Saturday, January 11, 2014

Homily: Saturday after Epiphany - "He must increase; I must decrease"

As we come to the end of the Christmas Season, we hear those powerful words of John the Baptist, words that are to be taken as a personal motto by every Christian, “He must increase; I must decrease”

We will experience peace and joy to the extent that we hand our lives over to God; that we die to our selfishness and self-indulgences, and give ourselves more and more to the work of Christ.  We experience the fullness of life only as we allow Christ’s attitudes and desires and behaviors to replace our own.

We see this evident particularly in the Blessed Virgin Mary, whom we honor on this Saturday morning; she who made herself low, who proclaimed herself to be the handmaid of the Lord.  In her receptivity to God, she did not attempt to interject her own willfulness, but humbly received the direction her life was to take from God.

For many in our secularized culture, Christmas has come and gone.  Christmas for many is an exercise in self-indulgence.  For Christians, Christmas is celebrated through an entire season in which we pray that the light of Christ illuminates our lives more and more deeply, dispelling the darkness of our self-centeredness, replacing it with God-centeredness.

Christ was born to die and bring us life.  We in turn must die to our selfishness to receive his life and his joy.  A deeper relationship with God comes from a readiness to give up everything else; to lose everything that Christ might be glorified in my life.

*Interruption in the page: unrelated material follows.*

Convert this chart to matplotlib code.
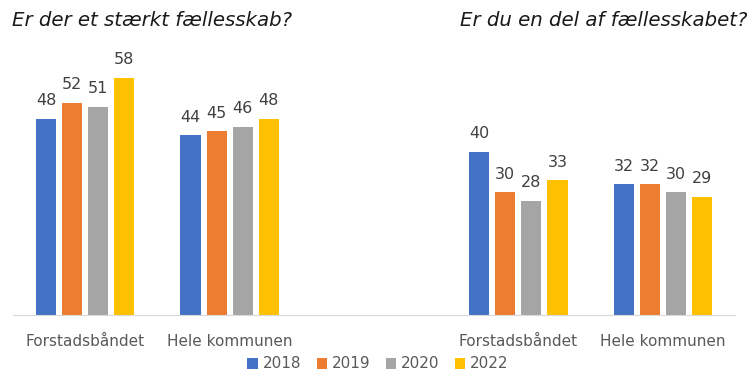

As we conclude this Christmas season, we do well to think of those areas in my life in which I still have much decreasing to do, much dying to do, and those areas in our life where Christ must increase.


The Feast of the Baptism of the Lord, which we celebrate this weekend, is to be a renewal of our own baptismal promises, where we renounce sin, and promise to live as children of light.  May we take seriously this call to decrease, so that in us, the light and life of Christ may increase for the glory of God and salvation of souls.